It’s as fast as 25,000 high-end laptops linked together. It has enough capacity to store 30 million novels.
And someday, it might help keep you safe in severe weather.
This is the Bluefire, an IBM supercomputer so powerful that scientists think it will accurately predict how global warming will affect the planet during the next 50 years.
Specifically, the computer should project whether hurricanes will develop with greater frequency and more intensity. It also will forecast a host of other conditions, from excessive rains to severe drought.
Its findings should help residents and businesses prepare for hurricanes and other dangerous weather, said Greg Holland, a senior scientist with the National Center for Atmospheric Research in Boulder, Colo.
“It will simulate everything from winds to the impact of greenhouse gases,” he said.
The findings, to be outlined in a study, should be released by the middle of next year, Holland said.
In purchasing the $15 million computer, NCAR, a federally funded nonprofit institute, will be able to analyze mountains of weather data in a matter of months, Holland said.
The computer will not try to identify the causes behind global warming because most scientists already presume human activity is partially or substantially to blame, he said.
“The questions now are: How is that warming going to affect hurricanes, how is it going to affect the water supply for the United States, how is it going to affect wind climatology?” he said.

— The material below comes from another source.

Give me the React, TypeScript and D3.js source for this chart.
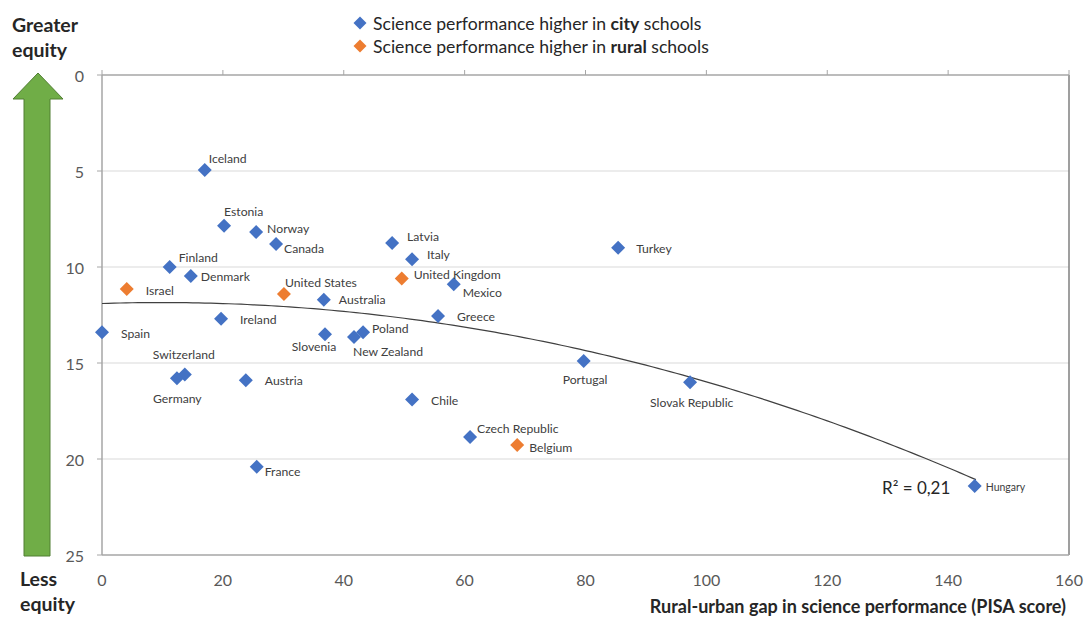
import React from "react";
import * as d3 from "d3";

const countries = [
  "Iceland", "Estonia", "Norway", "Canada", "Finland", "Denmark", "Israel", "United States",
  "Australia", "Ireland", "Spain", "Slovenia", "New Zealand", "Poland", "Switzerland", "Germany",
  "Austria", "France", "Latvia", "Italy", "United Kingdom", "Mexico", "Greece", "Chile",
  "Czech Republic", "Belgium", "Portugal", "Turkey", "Slovak Republic", "Hungary",
];
const gapValues = [
  17.0, 20.2, 25.5, 28.8, 11.2, 14.7, 4.1, 30.1,
  36.7, 19.7, 0.0, 36.9, 41.7, 43.2, 13.7, 12.4,
  23.8, 25.6, 48.0, 51.3, 49.6, 58.2, 55.6, 51.3,
  60.9, 68.7, 79.7, 85.4, 97.3, 144.4,
];
const equityValues = [
  4.95, 7.85, 8.18, 8.8, 10.0, 10.47, 11.15, 11.4,
  11.7, 12.7, 13.4, 13.5, 13.65, 13.4, 15.6, 15.8,
  15.9, 20.4, 8.75, 9.6, 10.6, 10.9, 12.55, 16.9,
  18.85, 19.27, 14.9, 9.0, 16.0, 21.4,
];
// "city" = higher in city schools, "rural" = higher in rural schools
const groups = [
  "city", "city", "city", "city", "city", "city", "rural", "rural",
  "city", "city", "city", "city", "city", "city", "city", "city",
  "city", "city", "city", "city", "rural", "city", "city", "city",
  "city", "rural", "city", "city", "city", "city",
];
const xTicks = [0, 20, 40, 60, 80, 100, 120, 140, 160];
const yTicks = [0, 5, 10, 15, 20, 25];
const trendCoefficients = [11.9, -0.0100, 0.000508]; // a + b x + c x^2
const rSquaredLabel = "R² = 0,21";

// label placement (offsets from point, px) and anchors
const labelPlacement: Record<string, [number, number, string]> = {
  "Iceland": [4, -12, "start"],
  "Estonia": [0, -14, "start"],
  "Norway": [11, -4, "start"],
  "Canada": [8, 5, "start"],
  "Finland": [9, -10, "start"],
  "Denmark": [10, 0, "start"],
  "Israel": [19, 1, "start"],
  "United States": [1, -11, "start"],
  "Australia": [15, 0, "start"],
  "Ireland": [19, 1, "start"],
  "Spain": [19, 1, "start"],
  "Slovenia": [-11, 12, "middle"],
  "New Zealand": [-1, 14, "start"],
  "Poland": [9, -4, "start"],
  "Switzerland": [-32, -20, "start"],
  "Germany": [-24, 20, "start"],
  "Austria": [19, 0, "start"],
  "France": [8, 5, "start"],
  "Latvia": [15, -7, "start"],
  "Italy": [15, -5, "start"],
  "United Kingdom": [12, -4, "start"],
  "Mexico": [9, 8, "start"],
  "Greece": [19, 1, "start"],
  "Chile": [19, 1, "start"],
  "Czech Republic": [7, -8, "start"],
  "Belgium": [12, 3, "start"],
  "Portugal": [-21, 18, "start"],
  "Turkey": [18, 1, "start"],
  "Slovak Republic": [-40, 20, "start"],
  "Hungary": [11, 1, "start"],
};

const W = 1084;
const H = 617;
const M = { left: 102, right: 1069, top: 75, bottom: 555 };
const FONT = "Lato, 'Open Sans', sans-serif";
const colors: Record<string, string> = { city: "#4472C4", rural: "#ED7D31" };

function Diamond({ cx, cy, r, fill }: { cx: number; cy: number; r: number; fill: string }) {
  return <path d={`M${cx},${cy - r}L${cx + r},${cy}L${cx},${cy + r}L${cx - r},${cy}Z`} fill={fill} />;
}

export default function App() {
  const x = d3.scaleLinear().domain([0, 160]).range([M.left, M.right]);
  const y = d3.scaleLinear().domain([0, 25]).range([M.top, M.bottom]);
  const trendX = d3.range(0, 144.6, 1).concat([144.6]);
  const trend = d3
    .line<number>()
    .x((v) => x(v))
    .y((v) => y(trendCoefficients[0] + trendCoefficients[1] * v + trendCoefficients[2] * v * v))(trendX);

  return (
    <svg width={W} height={H} style={{ position: "absolute", left: 0, top: 0, background: "#fff" }} fontFamily={FONT}>
      {/* gridlines */}
      {yTicks.filter((t) => t !== 0 && t !== 25).map((t) => (
        <line key={t} x1={M.left} x2={M.right} y1={y(t)} y2={y(t)} stroke="#D9D9D9" strokeWidth={1.2} />
      ))}
      {/* plot border */}
      <line x1={M.right} x2={M.right} y1={M.top} y2={M.bottom} stroke="#7F7F7F" strokeWidth={1.5} />
      <line x1={M.left} x2={M.right} y1={M.bottom} y2={M.bottom} stroke="#A6A6A6" strokeWidth={1.5} />
      {/* x axis (at top) */}
      <line x1={M.left} x2={M.right} y1={M.top} y2={M.top} stroke="#A6A6A6" strokeWidth={1.5} />
      {xTicks.map((t) => (
        <line key={"xt" + t} x1={x(t)} x2={x(t)} y1={M.top} y2={M.top - 5} stroke="#A6A6A6" strokeWidth={1} />
      ))}
      {/* y axis */}
      <line x1={M.left} x2={M.left} y1={M.top} y2={M.bottom} stroke="#A6A6A6" strokeWidth={1.5} />
      {yTicks.map((t) => (
        <line key={"yt" + t} x1={M.left - 5} x2={M.left} y1={y(t)} y2={y(t)} stroke="#A6A6A6" strokeWidth={1} />
      ))}
      {yTicks.map((t) => (
        <text key={"yl" + t} x={84} y={y(t)} textAnchor="end" dominantBaseline="central" fontSize={16} fill="#595959">
          {t}
        </text>
      ))}
      {xTicks.map((t) => (
        <text key={"xl" + t} x={x(t)} y={579} textAnchor="middle" dominantBaseline="central" fontSize={16} fill="#595959">
          {t}
        </text>
      ))}
      <text x={1066} y={606} textAnchor="end" dominantBaseline="central" fontSize={18} fontWeight="bold" fill="#262626">
        Rural-urban gap in science performance (PISA score)
      </text>

      {/* trend line */}
      <path d={trend || ""} fill="none" stroke="#404040" strokeWidth={1.2} />
      <text x={882} y={487} dominantBaseline="central" fontSize={17} fill="#262626">{rSquaredLabel}</text>

      {/* points */}
      {countries.map((c, i) => (
        <Diamond key={c} cx={x(gapValues[i])} cy={y(equityValues[i])} r={7} fill={colors[groups[i]]} />
      ))}
      {countries.map((c, i) => {
        const [dx, dy, anchor] = labelPlacement[c];
        return (
          <text
            key={"l" + c}
            x={x(gapValues[i]) + dx}
            y={y(equityValues[i]) + dy}
            textAnchor={anchor}
            dominantBaseline="central"
            fontSize={c === "Hungary" ? 10.5 : 12.2}
            fill="#404040"
          >
            {c}
          </text>
        );
      })}

      {/* legend */}
      <Diamond cx={360} cy={23} r={6.5} fill={colors.city} />
      <text x={373} y={23} dominantBaseline="central" fontSize={17.6} fill="#262626">
        Science performance higher in <tspan fontWeight="bold">city</tspan> schools
      </text>
      <Diamond cx={360} cy={46} r={6.5} fill={colors.rural} />
      <text x={373} y={46} dominantBaseline="central" fontSize={17.6} fill="#262626">
        Science performance higher in <tspan fontWeight="bold">rural</tspan> schools
      </text>

      {/* equity arrow */}
      <path
        d="M38,73 L63,99 L50,99 L50,556 L24,556 L24,99 L13,99 Z"
        fill="#70AD47"
        stroke="#507E32"
        strokeWidth={1}
      />
      <text x={12} y={24} dominantBaseline="central" fontSize={19.5} fontWeight="bold" fill="#262626">Greater</text>
      <text x={12} y={49} dominantBaseline="central" fontSize={19.5} fontWeight="bold" fill="#262626">equity</text>
      <text x={20} y={578} dominantBaseline="central" fontSize={19.5} fontWeight="bold" fill="#262626">Less</text>
      <text x={20} y={603} dominantBaseline="central" fontSize={19.5} fontWeight="bold" fill="#262626">equity</text>
    </svg>
  );
}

Weighing 23 tons and containing 1,000 miles of copper wiring, the Bluefire can perform 76 trillion operations per second.
It also is highly reliable, an important factor considering it will be asked to work nonstop for months at a time, unlike less advanced computers, said Dave Turek, IBM vice president of deep computing.
“It’s really not cool to be five to six months into a calculation and then the machine stops,” he said.